Start of GIVEN DATA
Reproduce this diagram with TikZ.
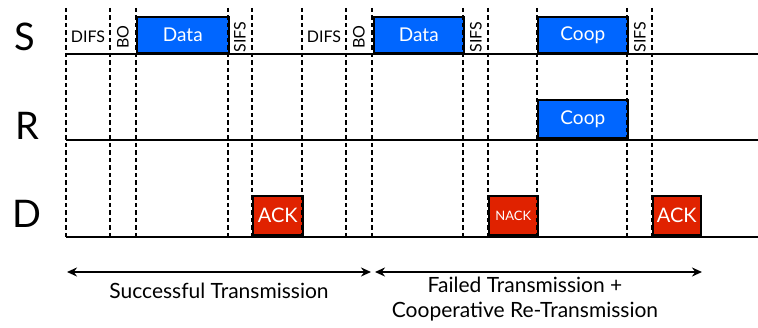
\documentclass[tikz,border=0pt]{standalone}
\usepackage{fontspec}
\setmainfont{Lato}
\usetikzlibrary{arrows.meta}
\definecolor{boxblue}{RGB}{0,102,255}
\definecolor{boxred}{RGB}{224,34,0}
\begin{document}
\begin{tikzpicture}[x=1pt,y=-1pt,
  lane/.style={line width=2.2pt},
  vdash/.style={line width=2.8pt, dash pattern=on 4.5pt off 3pt},
  pkt/.style={draw=black, line width=1.6pt, text=white, inner sep=0pt, anchor=south west},
  blubox/.style={pkt, fill=boxblue, font=\fontsize{19}{21}\selectfont},
  redbox/.style={pkt, fill=boxred, font=\fontsize{20}{22}\selectfont},
  gaplabel/.style={font=\fontsize{16}{18}\selectfont, inner sep=0pt},
  rgaplabel/.style={gaplabel, rotate=90},
  who/.style={font=\fontsize{38}{40}\selectfont, inner sep=0pt},
  captext/.style={font=\fontsize{21}{25}\selectfont, align=center, inner sep=0pt},
  spanarrow/.style={line width=2.4pt, {Stealth[length=10pt,width=9pt]}-{Stealth[length=10pt,width=9pt]}}
]
\useasboundingbox (0,0) rectangle (758,328);
% boxes
\node[blubox, minimum width=92, minimum height=36] (data1) at (136,54) {Data};
\node[blubox, minimum width=90, minimum height=36] (data2) at (373,54) {Data};
\node[blubox, minimum width=90, minimum height=36] (coopS) at (537,54) {Coop};
\node[blubox, minimum width=90, minimum height=38] (coopR) at (537,139) {Coop};
\node[redbox, minimum width=50, minimum height=39] (ack1) at (252,236) {ACK};
\node[redbox, minimum width=49, minimum height=39, font=\fontsize{13}{15}\selectfont] (nack) at (488,236) {NACK};
\node[redbox, minimum width=48, minimum height=39] (ack2) at (652,236) {ACK};
% lanes
\coordinate (sL) at (66,54); \coordinate (sR) at (758,54);
\coordinate (rL) at (66,140); \coordinate (rR) at (758,140);
\coordinate (dL) at (66,237); \coordinate (dR) at (758,237);
\draw[lane] (sL) -- (sR);
\draw[lane] (rL) -- (rR);
\draw[lane] (dL) -- (dR);
% dashed time marks
\foreach \x [count=\i] in {66,110,136,228,252,302,346,372,463,488,537,627,652}{
  \coordinate (t\i) at (\x,8);
  \coordinate (b\i) at (\x,237);
  \draw[vdash] (t\i) -- (b\i);
}
% lane names
\node[who] (S) at (25,37) {S};
\node[who] (R) at (27,126) {R};
\node[who] (D) at (27,214) {D};
% gap labels
\node[gaplabel] (difs1) at (88,37) {DIFS};
\node[rgaplabel] (bo1) at (123,37) {BO};
\node[rgaplabel] (sifs1) at (240,37) {SIFS};
\node[gaplabel] (difs2) at (324,37) {DIFS};
\node[rgaplabel] (bo2) at (359,37) {BO};
\node[rgaplabel] (sifs2) at (476,37) {SIFS};
\node[rgaplabel] (sifs3) at (640,37) {SIFS};
% spans
\coordinate (a1l) at (67,272); \coordinate (a1r) at (371,272);
\coordinate (a2l) at (375,272); \coordinate (a2r) at (702,272);
\draw[spanarrow] (a1l) -- (a1r);
\draw[spanarrow] (a2l) -- (a2r);
\node[captext] (succ) at (219,291) {Successful Transmission};
\node[captext] (fail) at (525,299) {Failed Transmission +\\Cooperative Re-Transmission};
\end{tikzpicture}
\end{document}
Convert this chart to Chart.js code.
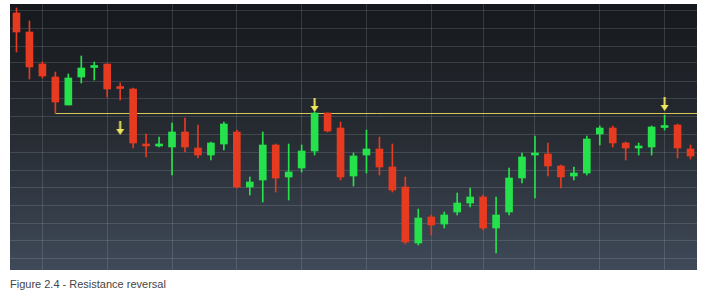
<!DOCTYPE html>
<html>
<head>
<meta charset="utf-8">
<script src="https://cdn.jsdelivr.net/npm/chart.js@4.4.1/dist/chart.umd.min.js"></script>
<style>
  html, body { margin: 0; padding: 0; background: #fff; }
  #wrap { position: relative; width: 706px; height: 298px; overflow: hidden; }
  #box { position: absolute; left: 10px; top: 4px; width: 687px; height: 266px; }
  #caption {
    position: absolute; left: 10px; top: 278px;
    font: 11px/13px "Liberation Sans", Arial, sans-serif; color: #444;
  }
</style>
</head>
<body>
<div id="wrap">
  <div id="box"><canvas id="chart"></canvas></div>
  <div id="caption">Figure 2.4 - Resistance reversal</div>
</div>
<script>
// candle values (arbitrary price units)
const opens  = [257, 238, 206, 193, 165, 193, 202.5, 206, 182, 181, 124.5, 124, 123, 138, 122, 115, 126, 138,
                83, 90, 125, 93, 102, 119, 157, 142, 94, 115, 121, 103, 83, 27, 53, 46, 58, 67, 73, 42, 58,
                92, 115, 116, 104, 94, 97, 136, 142, 127, 122, 123, 142.5, 145, 121];
const closes = [238, 203, 194, 168, 192, 202, 203, 181, 181.5, 127, 124, 124.5, 138, 123, 115, 127, 146, 83,
                88, 125, 92, 98, 119, 157, 139, 93, 114, 121, 103, 80, 28, 52, 45, 55, 67, 73, 42, 55, 92,
                113, 115.5, 104, 93, 97, 131, 142, 127, 122, 122.5, 143, 143, 122, 114];
const highs  = [262, 249, 208, 198, 196, 214, 208, 206, 187, 182, 136, 133, 147, 152, 145, 128, 148, 140,
                93, 138, 126, 126, 125, 158, 157, 148, 117, 140, 133, 126, 93, 61, 55, 58, 77, 82, 75, 73, 102,
                117, 134, 127, 105, 103, 134, 144, 144, 128, 127, 144, 155, 146, 125];
const lows   = [218, 191, 192, 157, 165, 187, 190, 173, 170, 122, 113, 123, 95, 118, 112, 110, 120, 82,
                75, 68, 78, 70, 98, 115, 138, 90, 84, 97, 95, 78, 26, 25, 35, 42, 55, 63, 40, 17, 55,
                87, 72, 94, 82, 90, 95, 125, 123, 110, 115, 115, 140, 112, 111];

const days = opens.map((_, i) => String(i + 1));

const resistanceLevel = 156.5;
const resistanceFrom = 3;
const resistanceTo = 52.5;

const arrowDays = [8, 23, 50];
const arrowTips = [135, 158, 159];

const yGrid = [12, 30, 47, 65, 83, 100, 118, 136, 154, 171, 189, 207, 224, 242, 260];
const xGridDays = [2, 7, 12, 17, 22, 27, 32, 36, 40, 45, 50];

const UP = '#25e24c';
const DOWN = '#e63b20';
const GRID = 'rgba(205, 215, 225, 0.16)';

const candleColors = opens.map((o, i) => closes[i] >= o ? UP : DOWN);

// little yellow down arrow, tip sits at the image centre
const arrowImg = document.createElement('canvas');
arrowImg.width = 9;
arrowImg.height = 28;
{
  const c = arrowImg.getContext('2d');
  c.fillStyle = '#f3e55c';
  c.fillRect(3.5, 0, 2, 9);
  c.beginPath();
  c.moveTo(0.5, 8);
  c.lineTo(8.5, 8);
  c.lineTo(4.5, 14);
  c.closePath();
  c.fill();
}

const panelBackground = {
  id: 'panelBackground',
  beforeDraw(chart) {
    const { ctx, width, height } = chart;
    const g = ctx.createLinearGradient(0, 0, 0, height);
    g.addColorStop(0, '#15181c');
    g.addColorStop(0.5, '#272c33');
    g.addColorStop(1, '#3f4958');
    ctx.save();
    ctx.fillStyle = g;
    ctx.fillRect(0, 0, width, height);
    ctx.restore();
  },
};

new Chart(document.getElementById('chart'), {
  type: 'bar',
  data: {
    labels: days,
    datasets: [
      {
        type: 'scatter',
        xAxisID: 'xl',
        data: arrowDays.map((d, i) => ({ x: d, y: arrowTips[i] })),
        pointStyle: arrowImg,
        pointRadius: 10,
        order: 0,
      },
      {
        data: opens.map((o, i) => [o, closes[i]]),
        backgroundColor: candleColors,
        barThickness: 7,
        minBarLength: 2,
        grouped: false,
        borderWidth: 0,
        order: 1,
      },
      {
        data: lows.map((l, i) => [l, highs[i]]),
        backgroundColor: candleColors,
        barThickness: 1,
        grouped: false,
        borderWidth: 0,
        order: 2,
      },
      {
        type: 'line',
        xAxisID: 'xl',
        data: [
          { x: resistanceFrom, y: resistanceLevel },
          { x: resistanceTo, y: resistanceLevel },
        ],
        borderColor: '#d6c75a',
        borderWidth: 1,
        pointRadius: 0,
        order: 3,
      },
    ],
  },
  options: {
    responsive: true,
    maintainAspectRatio: false,
    animation: false,
    layout: { padding: 0, autoPadding: false },
    plugins: {
      legend: { display: false },
      tooltip: { enabled: false },
    },
    scales: {
      x: {
        offset: true,
        ticks: { display: false, autoSkip: false },
        border: { display: false },
        grid: {
          offset: false,
          drawTicks: false,
          color: (ctx) => xGridDays.includes(ctx.index) ? GRID : 'rgba(0,0,0,0)',
        },
      },
      xl: {
        type: 'linear',
        display: false,
        offset: false,
        min: -0.5,
        max: 52.5,
      },
      y: {
        min: 0,
        max: 266,
        ticks: { display: false },
        border: { display: false },
        grid: { drawTicks: false, color: GRID },
        afterBuildTicks: (scale) => {
          scale.ticks = yGrid.map((v) => ({ value: v }));
        },
      },
    },
  },
  plugins: [panelBackground],
});
</script>
</body>
</html>
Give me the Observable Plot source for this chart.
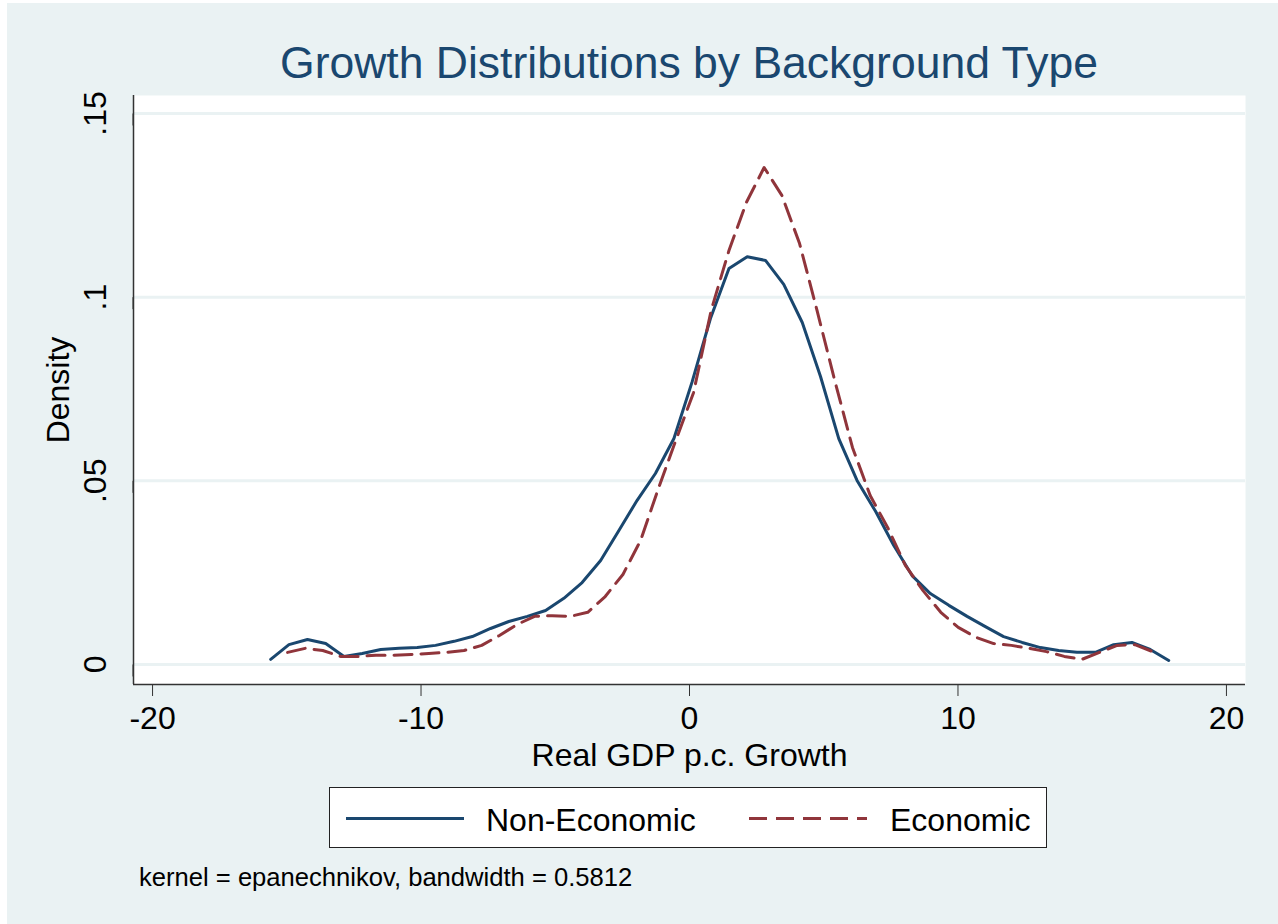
End of GIVEN DATA
▶ **WHAT YOU ARE ASKED TO DO**: Give the number of lines in the entries that hold the word "this", and nothing else.

▶ **EXERCISE ANSWER**: 3